INFORMATION PROVIDED ::
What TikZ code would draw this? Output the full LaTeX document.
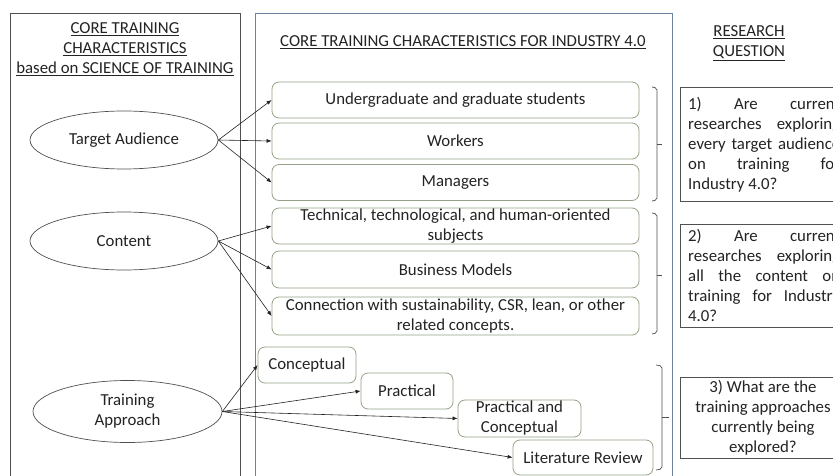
\documentclass[tikz,border=0pt]{standalone}
\usepackage{fontspec}
\setmainfont{Carlito}
\usetikzlibrary{shapes.geometric,arrows.meta}
\definecolor{ink}{RGB}{35,35,35}
\definecolor{frame}{RGB}{80,80,80}
\definecolor{panelblue}{RGB}{110,130,160}
\definecolor{boxgreen}{RGB}{150,162,135}
\tikzset{
  txt/.style={font=\fontsize{16.8}{20}\selectfont, text=ink},
  oval/.style={ellipse, draw=frame, line width=0.7pt, minimum width=188pt, minimum height=58pt, inner sep=0pt, align=center, txt},
  item/.style={rounded corners=7pt, draw=boxgreen, line width=0.8pt, inner sep=0pt, align=center, txt},
  link/.style={-{Latex[length=5pt,width=4pt]}, line width=0.6pt, draw=ink},
  brk/.style={draw=frame, line width=0.7pt, rounded corners=2pt},
  qbox/.style={draw=frame, line width=0.7pt},
}
\begin{document}
\begin{tikzpicture}[x=1pt,y=-1pt]
\useasboundingbox (0,0) rectangle (833,476);
\clip (0,0) rectangle (833,476);
\fill[white] (0,0) rectangle (833,476);

% panels
\draw[draw=frame, line width=0.7pt] (10,13) rectangle (240,490);
\draw[draw=panelblue, line width=0.7pt] (255,13) rectangle (672,490);

% headings
\node[txt, align=center] (lhead) at (125,49) {\underline{CORE TRAINING}\\ \underline{CHARACTERISTICS}\\ \underline{based on SCIENCE OF TRAINING}};
\node[txt] (mhead) at (463,42) {\underline{CORE TRAINING CHARACTERISTICS FOR INDUSTRY 4.0}};
\node[txt, align=center] (rhead) at (749,43) {\underline{RESEARCH}\\ \underline{QUESTION}};

% core characteristics
\node[oval] (ta) at (124,140) {Target Audience};
\node[oval] (ct) at (124,241) {Content};
\node[oval, minimum height=62pt, minimum width=189pt] (tr) at (127.5,411.5) {Training\\ Approach};

% target audience items
\node[item, minimum width=367pt, minimum height=36pt] (ug) at (455.5,100) {Undergraduate and graduate students};
\node[item, minimum width=367pt, minimum height=36pt] (wk) at (455.5,141) {Workers};
\node[item, minimum width=367pt, minimum height=36pt] (mg) at (455.5,182.5) {Managers};

% content items
\node[item, minimum width=367pt, minimum height=36pt] (tc) at (455.5,226) {Technical, technological, and human-oriented\\ subjects};
\node[item, minimum width=367pt, minimum height=37pt] (bm) at (455.5,269.5) {Business Models};
\node[item, minimum width=367pt, minimum height=38pt] (cn) at (455.5,316) {Connection with sustainability, CSR, lean, or other\\ related concepts.};

% training approach items
\node[item, minimum width=98pt, minimum height=36pt] (cc) at (307,365) {Conceptual};
\node[item, minimum width=92pt, minimum height=36pt] (pr) at (407,391) {Practical};
\node[item, minimum width=123pt, minimum height=37pt] (pc) at (519.5,418.5) {Practical and\\ Conceptual};
\node[item, minimum width=140pt, minimum height=35pt] (lr) at (583,457.5) {Literature Review};

% connectors
\foreach \t in {ug,wk,mg} \draw[link] (ta.east) -- (\t.west);
\foreach \t in {tc,bm,cn} \draw[link] (ct.east) -- (\t.west);
\foreach \t in {cc,pr,pc,lr} \draw[link] (tr.east) -- (\t.west);

% brackets
\draw[brk] (652,87) -- (657,88) -- (657,200) -- (652,201);
\coordinate (b1) at (662,144);
\draw[draw=frame, line width=0.7pt] (657,144) -- (b1);
\draw[brk] (652,213) -- (657,214) -- (657,333) -- (652,334);
\coordinate (b2) at (662,275);
\draw[draw=frame, line width=0.7pt] (657,275) -- (b2);
\draw[brk] (656,365) -- (662,366) -- (662,469) -- (656,470);
\coordinate (b3) at (669,417);
\draw[draw=frame, line width=0.7pt] (662,417) -- (b3);

% research questions
\draw[qbox] (680,87) rectangle (850,201);
\node[txt, anchor=west, text width=152pt, align=justify, inner sep=0pt] (q1) at (688,144.5)
  {1) Are current\linebreak researches exploring\linebreak every target audience\linebreak on training for\linebreak Industry 4.0?};
\draw[qbox] (680,224) rectangle (850,327);
\node[txt, anchor=west, text width=152pt, align=justify, inner sep=0pt] (q2) at (688,275.5)
  {2) Are current\linebreak researches exploring\linebreak all the content on\linebreak training for Industry\linebreak 4.0?};
\draw[qbox] (680,377) rectangle (850,458);
\node[txt, align=center] (q3) at (763,417.5) {3) What are the\\ training approaches\\ currently being\\ explored?};
\end{tikzpicture}
\end{document}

WRITTEN TASK :: What is needed is an exact reproduction of the data, pictures excluded.

CORRECT OUTPUT ::
What TikZ code would draw this? Output the full LaTeX document.
\documentclass[tikz,border=0pt]{standalone}
\usepackage{fontspec}
\setmainfont{Carlito}
\usetikzlibrary{shapes.geometric,arrows.meta}
\definecolor{ink}{RGB}{35,35,35}
\definecolor{frame}{RGB}{80,80,80}
\definecolor{panelblue}{RGB}{110,130,160}
\definecolor{boxgreen}{RGB}{150,162,135}
\tikzset{
  txt/.style={font=\fontsize{16.8}{20}\selectfont, text=ink},
  oval/.style={ellipse, draw=frame, line width=0.7pt, minimum width=188pt, minimum height=58pt, inner sep=0pt, align=center, txt},
  item/.style={rounded corners=7pt, draw=boxgreen, line width=0.8pt, inner sep=0pt, align=center, txt},
  link/.style={-{Latex[length=5pt,width=4pt]}, line width=0.6pt, draw=ink},
  brk/.style={draw=frame, line width=0.7pt, rounded corners=2pt},
  qbox/.style={draw=frame, line width=0.7pt},
}
\begin{document}
\begin{tikzpicture}[x=1pt,y=-1pt]
\useasboundingbox (0,0) rectangle (833,476);
\clip (0,0) rectangle (833,476);
\fill[white] (0,0) rectangle (833,476);

% panels
\draw[draw=frame, line width=0.7pt] (10,13) rectangle (240,490);
\draw[draw=panelblue, line width=0.7pt] (255,13) rectangle (672,490);

% headings
\node[txt, align=center] (lhead) at (125,49) {\underline{CORE TRAINING}\\ \underline{CHARACTERISTICS}\\ \underline{based on SCIENCE OF TRAINING}};
\node[txt] (mhead) at (463,42) {\underline{CORE TRAINING CHARACTERISTICS FOR INDUSTRY 4.0}};
\node[txt, align=center] (rhead) at (749,43) {\underline{RESEARCH}\\ \underline{QUESTION}};

% core characteristics
\node[oval] (ta) at (124,140) {Target Audience};
\node[oval] (ct) at (124,241) {Content};
\node[oval, minimum height=62pt, minimum width=189pt] (tr) at (127.5,411.5) {Training\\ Approach};

% target audience items
\node[item, minimum width=367pt, minimum height=36pt] (ug) at (455.5,100) {Undergraduate and graduate students};
\node[item, minimum width=367pt, minimum height=36pt] (wk) at (455.5,141) {Workers};
\node[item, minimum width=367pt, minimum height=36pt] (mg) at (455.5,182.5) {Managers};

% content items
\node[item, minimum width=367pt, minimum height=36pt] (tc) at (455.5,226) {Technical, technological, and human-oriented\\ subjects};
\node[item, minimum width=367pt, minimum height=37pt] (bm) at (455.5,269.5) {Business Models};
\node[item, minimum width=367pt, minimum height=38pt] (cn) at (455.5,316) {Connection with sustainability, CSR, lean, or other\\ related concepts.};

% training approach items
\node[item, minimum width=98pt, minimum height=36pt] (cc) at (307,365) {Conceptual};
\node[item, minimum width=92pt, minimum height=36pt] (pr) at (407,391) {Practical};
\node[item, minimum width=123pt, minimum height=37pt] (pc) at (519.5,418.5) {Practical and\\ Conceptual};
\node[item, minimum width=140pt, minimum height=35pt] (lr) at (583,457.5) {Literature Review};

% connectors
\foreach \t in {ug,wk,mg} \draw[link] (ta.east) -- (\t.west);
\foreach \t in {tc,bm,cn} \draw[link] (ct.east) -- (\t.west);
\foreach \t in {cc,pr,pc,lr} \draw[link] (tr.east) -- (\t.west);

% brackets
\draw[brk] (652,87) -- (657,88) -- (657,200) -- (652,201);
\coordinate (b1) at (662,144);
\draw[draw=frame, line width=0.7pt] (657,144) -- (b1);
\draw[brk] (652,213) -- (657,214) -- (657,333) -- (652,334);
\coordinate (b2) at (662,275);
\draw[draw=frame, line width=0.7pt] (657,275) -- (b2);
\draw[brk] (656,365) -- (662,366) -- (662,469) -- (656,470);
\coordinate (b3) at (669,417);
\draw[draw=frame, line width=0.7pt] (662,417) -- (b3);

% research questions
\draw[qbox] (680,87) rectangle (850,201);
\node[txt, anchor=west, text width=152pt, align=justify, inner sep=0pt] (q1) at (688,144.5)
  {1) Are current\linebreak researches exploring\linebreak every target audience\linebreak on training for\linebreak Industry 4.0?};
\draw[qbox] (680,224) rectangle (850,327);
\node[txt, anchor=west, text width=152pt, align=justify, inner sep=0pt] (q2) at (688,275.5)
  {2) Are current\linebreak researches exploring\linebreak all the content on\linebreak training for Industry\linebreak 4.0?};
\draw[qbox] (680,377) rectangle (850,458);
\node[txt, align=center] (q3) at (763,417.5) {3) What are the\\ training approaches\\ currently being\\ explored?};
\end{tikzpicture}
\end{document}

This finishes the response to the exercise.